Within hours, investors began repricing geopolitical risk. Equities weakened, crypto markets corrected sharply, and capital rotated toward traditional safety instruments. The reaction was not driven by confirmed policy, but by the fear of escalation.
Uncertainty once again became the dominant force.
At that moment, markets were not responding to action — they were responding to the absence of clarity.
Then came Davos.
At the World Economic Forum, the narrative changed decisively. Following high-level diplomatic discussions between Washington and NATO leadership, the White House confirmed the suspension of all proposed European tariffs scheduled for early February.
This was not a reversal.
It was a recalibration.
Rather than confrontation, dialogue took priority. Discussions expanded toward a broader Arctic cooperation framework, touching strategic logistics, security coordination, and long-term regional alignment. Markets quickly interpreted the shift. Escalation had given way to structure.
And structure restores confidence.
Once tariff uncertainty was removed, liquidity behavior changed immediately. Defensive positioning unwound, and capital began rotating back toward opportunity.

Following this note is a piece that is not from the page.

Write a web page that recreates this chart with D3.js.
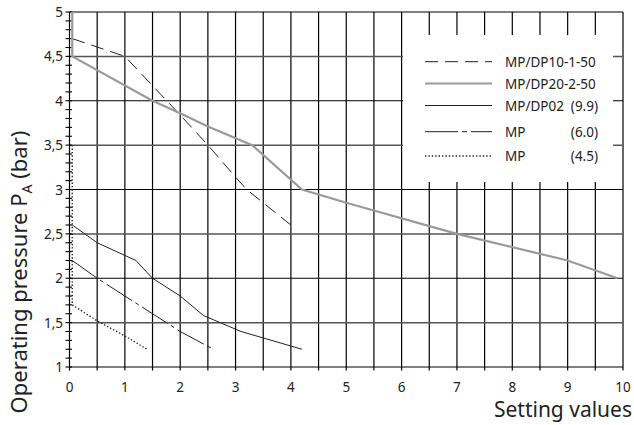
<!DOCTYPE html>
<html>
<head>
<meta charset="utf-8">
<script src="https://cdn.jsdelivr.net/npm/d3@7"></script>
<style>
  body { margin: 0; background: #fff; }
  text { font-family: "Noto Sans", sans-serif; fill: #222; }
</style>
</head>
<body>
<svg id="chart" width="634" height="425"></svg>
<script>
// values
var xTicks = [0, 1, 2, 3, 4, 5, 6, 7, 8, 9, 10];
var yTicks = [1, 1.5, 2, 2.5, 3, 3.5, 4, 4.5, 5];

var dp10 = [[0.05, 4.7], [1.0, 4.5], [2.0, 3.84], [2.5, 3.5], [3.0, 3.14], [3.2, 3.0], [4.0, 2.6]];
var dp20 = [[0.05, 5.0], [0.05, 4.5], [1.5, 4.0], [2.0, 3.86], [2.5, 3.71], [3.3, 3.5], [4.2, 3.0], [5.0, 2.85], [7.0, 2.5], [9.0, 2.2], [9.9, 2.0]];
var dp02 = [[0.05, 2.6], [0.5, 2.4], [1.2, 2.2], [1.5, 2.0], [2.0, 1.8], [2.42, 1.58], [3.1, 1.4], [4.2, 1.2]];
var mp60 = [[0.05, 2.2], [0.5, 2.0], [1.0, 1.8], [1.5, 1.6], [2.0, 1.4], [2.6, 1.2]];
var mp45 = [[0.05, 3.5], [0.05, 1.7], [0.5, 1.52], [1.0, 1.35], [1.4, 1.2]];

var legendNames = ["MP/DP10-1-50", "MP/DP20-2-50", "MP/DP02", "MP", "MP"];
var legendValues = ["", "", "(9.9)", "(6.0)", "(4.5)"];

var styles = [
  { stroke: "#222", width: 1, dash: "13,7" },
  { stroke: "#9a9a9a", width: 2.2, dash: null },
  { stroke: "#222", width: 1, dash: null },
  { stroke: "#222", width: 1, dash: "30,4,4,4" },
  { stroke: "#222", width: 1.4, dash: "1.4,2" }
];
var seriesData = [dp10, dp20, dp02, mp60, mp45];

var svg = d3.select("#chart");
var x = d3.scaleLinear().domain([0, 10]).range([69.5, 623]);
var y = d3.scaleLinear().domain([1, 5]).range([367, 12]);

var g = svg.append("g");

// grid every 0.5
var gridX = d3.range(0.5, 10.01, 0.5);
var gridY = d3.range(1.5, 5.01, 0.5);

g.selectAll(".vgrid").data(gridX).enter().append("line")
  .attr("x1", function (d) { return x(d); })
  .attr("x2", function (d) { return x(d); })
  .attr("y1", y(5)).attr("y2", y(1) + 3.5)
  .attr("stroke", "#000").attr("stroke-width", 1.2);

g.selectAll(".hgrid").data(gridY).enter().append("line")
  .attr("x1", x(0)).attr("x2", x(10))
  .attr("y1", function (d) { return y(d); })
  .attr("y2", function (d) { return y(d); })
  .attr("stroke", function (d) { return d % 1 ? "#555" : "#000"; })
  .attr("stroke-width", function (d) { return d % 1 ? 1.5 : 1.2; });

// axes
g.append("line").attr("x1", x(0)).attr("x2", x(10)).attr("y1", y(1)).attr("y2", y(1))
  .attr("stroke", "#000").attr("stroke-width", 1.2);
g.append("line").attr("x1", x(0)).attr("x2", x(0)).attr("y1", y(1) + 3.5).attr("y2", y(5))
  .attr("stroke", "#000").attr("stroke-width", 1.2);

// minor ticks on the y axis every 0.1
var minorY = d3.range(1, 5.001, 0.1);
g.selectAll(".ytick").data(minorY).enter().append("line")
  .attr("x1", x(0) - 4).attr("x2", x(0) + 2.5)
  .attr("y1", function (d) { return y(d); })
  .attr("y2", function (d) { return y(d); })
  .attr("stroke", "#000").attr("stroke-width", 1.1);

// legend box
var lx = 403, ly = 35, lw = 210, lh = 147;
g.append("rect").attr("x", lx).attr("y", ly).attr("width", lw).attr("height", lh)
  .attr("fill", "#fff");

// series
var line = d3.line()
  .x(function (d) { return x(d[0]); })
  .y(function (d) { return y(d[1]); });

seriesData.forEach(function (s, i) {
  g.append("path").datum(s)
    .attr("d", line)
    .attr("fill", "none")
    .attr("stroke", styles[i].stroke)
    .attr("stroke-width", styles[i].width)
    .attr("stroke-dasharray", styles[i].dash);
});

// tick labels
g.selectAll(".xlab").data(xTicks).enter().append("text")
  .attr("x", function (d) { return x(d); })
  .attr("y", 391.5)
  .attr("text-anchor", "middle")
  .style("font-size", "13.5px")
  .text(function (d) { return d; });

g.selectAll(".ylab").data(yTicks).enter().append("text")
  .attr("x", 63)
  .attr("y", function (d) { return y(d) + 5; })
  .attr("text-anchor", "end")
  .style("font-size", "13.5px")
  .text(function (d) { return String(d).replace(".", ","); });

// legend entries
var rowY = [61.7, 83.5, 105.5, 131.7, 156];
legendNames.forEach(function (name, i) {
  var ry = rowY[i];
  g.append("line")
    .attr("x1", 425).attr("x2", 492)
    .attr("y1", ry).attr("y2", ry)
    .attr("stroke", styles[i].stroke)
    .attr("stroke-width", styles[i].width)
    .attr("stroke-dasharray", i === 3 ? "33,4,5,4" : styles[i].dash);
  g.append("text").attr("x", 505).attr("y", ry + 5)
    .style("font-size", "13.5px").text(name);
  if (legendValues[i]) {
    g.append("text").attr("x", 598).attr("y", ry + 5)
      .attr("text-anchor", "end")
      .style("font-size", "13.5px").text(legendValues[i]);
  }
});

// axis titles
svg.append("text")
  .attr("x", 632).attr("y", 417)
  .attr("text-anchor", "end")
  .style("font-size", "21px")
  .text("Setting values");

var yt = svg.append("text")
  .attr("transform", "translate(27,272) rotate(-90)")
  .attr("text-anchor", "middle")
  .style("font-size", "22px");
yt.append("tspan").text("Operating pressure P");
yt.append("tspan").attr("dy", 5).style("font-size", "14px").text("A");
yt.append("tspan").attr("dy", -5).text(" (bar)");
</script>
</body>
</html>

Crypto markets responded first.
Bitcoin rebounded sharply from its fear-driven pullback, reclaiming key psychological territory within days. Ethereum showed notable resilience throughout the turbulence, with on-chain data reflecting accumulation by longer-term participants rather than speculative panic.
This was not retail enthusiasm returning.

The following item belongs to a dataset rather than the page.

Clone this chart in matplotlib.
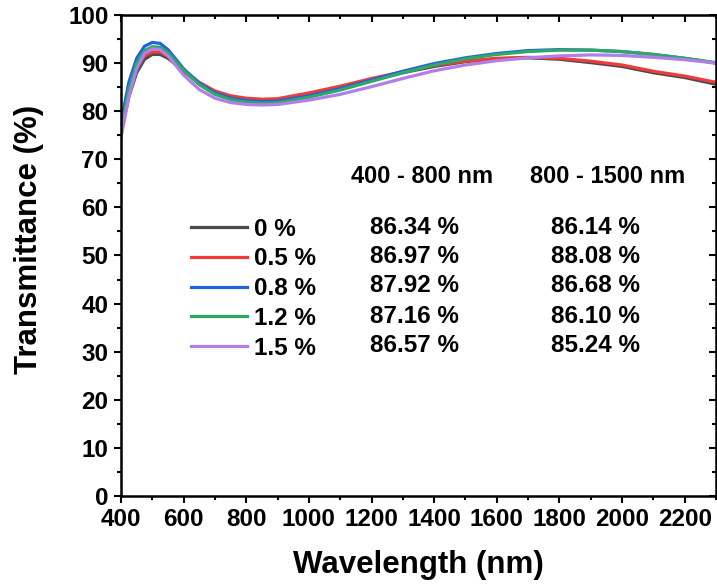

It was institutional capital repositioning.
During the height of trade tension, precious metals absorbed significant inflows as protection assets. As geopolitical pressure eased, that same capital began migrating back toward growth-sensitive sectors — digital assets, artificial intelligence infrastructure, and data-driven economic platforms.
This rotation reflects a long-standing market principle: when fear contracts, liquidity seeks velocity.

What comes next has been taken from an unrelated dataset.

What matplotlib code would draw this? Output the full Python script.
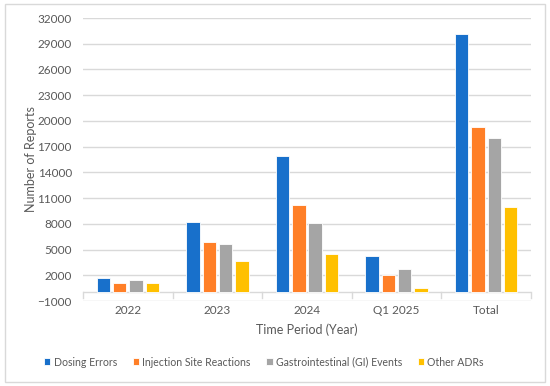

And crypto remains one of the fastest channels for that transition.
Perhaps the most important signal did not come from price action, but from rhetoric. In Davos, tariffs were reframed as negotiation tools rather than economic objectives. More notably, the administration reiterated its ambition to position the United States as a global hub for digital asset innovation.
For institutions, this matters deeply.
Regulatory visibility does not need perfection — it needs direction. When policy narratives stabilize, capital commitment replaces short-term speculation.
As volatility faded, derivatives markets experienced rapid repositioning. Short exposure was unwound, leverage reset, and momentum rebuilt through mechanical liquidity flows rather than emotion.
Forward-looking market expectations have begun aligning around several macro themes. Reduced trade pressure lowers inflation anxiety. Lower inflation increases monetary flexibility. And improving liquidity conditions historically favor scarce digital assets.
This is why the recent move feels different.
Not euphoric.
Structured.
The withdrawal of tariff threats represents more than a diplomatic pause. It signals a shift from reactionary politics toward calculated negotiation. From noise toward visibility.
When geopolitics cool, liquidity heats up.
And when liquidity flows, crypto tends to move first.
The story of 2026 is gradually rewriting itself. What once appeared to be a year defined by caution is increasingly shaping into a phase of expansion — not driven by optimism, but by alignment between policy, capital behavior, and institutional conviction.